__OBJECTIVE__
Your job is to retype all of the data word for word, leaving every image out.

__DATASET CONTENT__
## Start
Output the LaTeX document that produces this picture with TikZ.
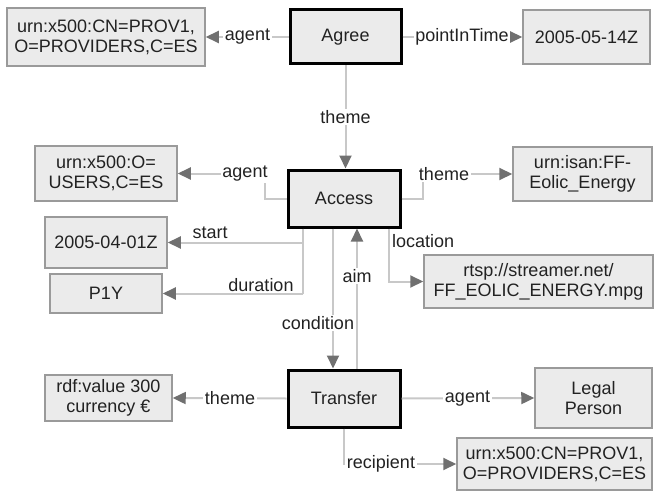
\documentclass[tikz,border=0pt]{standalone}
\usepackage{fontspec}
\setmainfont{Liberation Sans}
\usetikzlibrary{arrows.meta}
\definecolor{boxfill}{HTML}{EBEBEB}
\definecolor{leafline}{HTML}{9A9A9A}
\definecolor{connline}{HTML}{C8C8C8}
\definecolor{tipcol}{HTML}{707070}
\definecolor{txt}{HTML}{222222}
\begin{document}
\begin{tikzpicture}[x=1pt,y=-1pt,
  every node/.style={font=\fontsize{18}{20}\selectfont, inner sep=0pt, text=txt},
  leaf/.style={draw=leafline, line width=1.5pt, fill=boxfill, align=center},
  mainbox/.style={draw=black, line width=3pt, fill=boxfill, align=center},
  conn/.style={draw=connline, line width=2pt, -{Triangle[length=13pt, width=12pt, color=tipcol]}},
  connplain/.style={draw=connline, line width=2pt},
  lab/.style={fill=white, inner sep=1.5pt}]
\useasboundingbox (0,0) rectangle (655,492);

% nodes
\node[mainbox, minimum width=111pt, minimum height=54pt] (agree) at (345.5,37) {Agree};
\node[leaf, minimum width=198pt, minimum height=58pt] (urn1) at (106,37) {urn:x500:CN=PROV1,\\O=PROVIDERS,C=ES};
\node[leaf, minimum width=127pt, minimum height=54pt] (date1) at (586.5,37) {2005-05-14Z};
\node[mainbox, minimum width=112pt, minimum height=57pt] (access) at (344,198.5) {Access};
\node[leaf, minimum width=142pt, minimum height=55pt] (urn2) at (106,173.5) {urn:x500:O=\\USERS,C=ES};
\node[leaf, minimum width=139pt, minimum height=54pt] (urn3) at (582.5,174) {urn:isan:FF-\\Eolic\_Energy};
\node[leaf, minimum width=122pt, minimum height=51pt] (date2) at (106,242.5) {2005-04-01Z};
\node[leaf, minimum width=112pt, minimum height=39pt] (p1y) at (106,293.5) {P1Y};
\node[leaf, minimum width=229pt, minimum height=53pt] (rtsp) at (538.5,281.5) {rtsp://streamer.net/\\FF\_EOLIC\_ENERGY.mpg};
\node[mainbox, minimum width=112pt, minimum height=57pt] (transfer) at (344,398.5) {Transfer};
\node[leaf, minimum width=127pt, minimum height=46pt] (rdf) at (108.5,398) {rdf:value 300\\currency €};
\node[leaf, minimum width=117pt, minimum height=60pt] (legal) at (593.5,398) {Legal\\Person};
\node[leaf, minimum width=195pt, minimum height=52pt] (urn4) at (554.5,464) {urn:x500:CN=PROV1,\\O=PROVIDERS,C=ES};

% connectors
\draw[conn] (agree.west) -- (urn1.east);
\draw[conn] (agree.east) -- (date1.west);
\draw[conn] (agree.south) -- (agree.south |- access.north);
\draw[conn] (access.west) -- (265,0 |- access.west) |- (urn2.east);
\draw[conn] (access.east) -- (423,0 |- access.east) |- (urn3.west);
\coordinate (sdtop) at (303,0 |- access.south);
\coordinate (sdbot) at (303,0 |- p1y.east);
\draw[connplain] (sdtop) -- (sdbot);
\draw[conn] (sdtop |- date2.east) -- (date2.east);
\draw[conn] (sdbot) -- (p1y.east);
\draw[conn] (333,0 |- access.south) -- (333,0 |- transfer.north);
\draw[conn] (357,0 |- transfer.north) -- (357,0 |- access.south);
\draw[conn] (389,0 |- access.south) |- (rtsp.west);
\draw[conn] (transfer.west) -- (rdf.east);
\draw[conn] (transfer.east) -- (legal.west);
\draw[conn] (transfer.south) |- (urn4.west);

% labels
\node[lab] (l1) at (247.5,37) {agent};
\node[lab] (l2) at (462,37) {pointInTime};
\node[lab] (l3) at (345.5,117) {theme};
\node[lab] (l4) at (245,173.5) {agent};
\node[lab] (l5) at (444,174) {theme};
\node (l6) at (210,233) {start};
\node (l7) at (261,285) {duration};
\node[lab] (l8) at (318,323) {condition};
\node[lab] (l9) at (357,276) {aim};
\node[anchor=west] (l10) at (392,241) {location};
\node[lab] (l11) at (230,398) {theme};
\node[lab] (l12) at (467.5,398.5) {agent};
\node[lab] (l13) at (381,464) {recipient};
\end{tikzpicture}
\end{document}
## End
__CORRECT ANSWER__
Output the LaTeX document that produces this picture with TikZ.
\documentclass[tikz,border=0pt]{standalone}
\usepackage{fontspec}
\setmainfont{Liberation Sans}
\usetikzlibrary{arrows.meta}
\definecolor{boxfill}{HTML}{EBEBEB}
\definecolor{leafline}{HTML}{9A9A9A}
\definecolor{connline}{HTML}{C8C8C8}
\definecolor{tipcol}{HTML}{707070}
\definecolor{txt}{HTML}{222222}
\begin{document}
\begin{tikzpicture}[x=1pt,y=-1pt,
  every node/.style={font=\fontsize{18}{20}\selectfont, inner sep=0pt, text=txt},
  leaf/.style={draw=leafline, line width=1.5pt, fill=boxfill, align=center},
  mainbox/.style={draw=black, line width=3pt, fill=boxfill, align=center},
  conn/.style={draw=connline, line width=2pt, -{Triangle[length=13pt, width=12pt, color=tipcol]}},
  connplain/.style={draw=connline, line width=2pt},
  lab/.style={fill=white, inner sep=1.5pt}]
\useasboundingbox (0,0) rectangle (655,492);

% nodes
\node[mainbox, minimum width=111pt, minimum height=54pt] (agree) at (345.5,37) {Agree};
\node[leaf, minimum width=198pt, minimum height=58pt] (urn1) at (106,37) {urn:x500:CN=PROV1,\\O=PROVIDERS,C=ES};
\node[leaf, minimum width=127pt, minimum height=54pt] (date1) at (586.5,37) {2005-05-14Z};
\node[mainbox, minimum width=112pt, minimum height=57pt] (access) at (344,198.5) {Access};
\node[leaf, minimum width=142pt, minimum height=55pt] (urn2) at (106,173.5) {urn:x500:O=\\USERS,C=ES};
\node[leaf, minimum width=139pt, minimum height=54pt] (urn3) at (582.5,174) {urn:isan:FF-\\Eolic\_Energy};
\node[leaf, minimum width=122pt, minimum height=51pt] (date2) at (106,242.5) {2005-04-01Z};
\node[leaf, minimum width=112pt, minimum height=39pt] (p1y) at (106,293.5) {P1Y};
\node[leaf, minimum width=229pt, minimum height=53pt] (rtsp) at (538.5,281.5) {rtsp://streamer.net/\\FF\_EOLIC\_ENERGY.mpg};
\node[mainbox, minimum width=112pt, minimum height=57pt] (transfer) at (344,398.5) {Transfer};
\node[leaf, minimum width=127pt, minimum height=46pt] (rdf) at (108.5,398) {rdf:value 300\\currency €};
\node[leaf, minimum width=117pt, minimum height=60pt] (legal) at (593.5,398) {Legal\\Person};
\node[leaf, minimum width=195pt, minimum height=52pt] (urn4) at (554.5,464) {urn:x500:CN=PROV1,\\O=PROVIDERS,C=ES};

% connectors
\draw[conn] (agree.west) -- (urn1.east);
\draw[conn] (agree.east) -- (date1.west);
\draw[conn] (agree.south) -- (agree.south |- access.north);
\draw[conn] (access.west) -- (265,0 |- access.west) |- (urn2.east);
\draw[conn] (access.east) -- (423,0 |- access.east) |- (urn3.west);
\coordinate (sdtop) at (303,0 |- access.south);
\coordinate (sdbot) at (303,0 |- p1y.east);
\draw[connplain] (sdtop) -- (sdbot);
\draw[conn] (sdtop |- date2.east) -- (date2.east);
\draw[conn] (sdbot) -- (p1y.east);
\draw[conn] (333,0 |- access.south) -- (333,0 |- transfer.north);
\draw[conn] (357,0 |- transfer.north) -- (357,0 |- access.south);
\draw[conn] (389,0 |- access.south) |- (rtsp.west);
\draw[conn] (transfer.west) -- (rdf.east);
\draw[conn] (transfer.east) -- (legal.west);
\draw[conn] (transfer.south) |- (urn4.west);

% labels
\node[lab] (l1) at (247.5,37) {agent};
\node[lab] (l2) at (462,37) {pointInTime};
\node[lab] (l3) at (345.5,117) {theme};
\node[lab] (l4) at (245,173.5) {agent};
\node[lab] (l5) at (444,174) {theme};
\node (l6) at (210,233) {start};
\node (l7) at (261,285) {duration};
\node[lab] (l8) at (318,323) {condition};
\node[lab] (l9) at (357,276) {aim};
\node[anchor=west] (l10) at (392,241) {location};
\node[lab] (l11) at (230,398) {theme};
\node[lab] (l12) at (467.5,398.5) {agent};
\node[lab] (l13) at (381,464) {recipient};
\end{tikzpicture}
\end{document}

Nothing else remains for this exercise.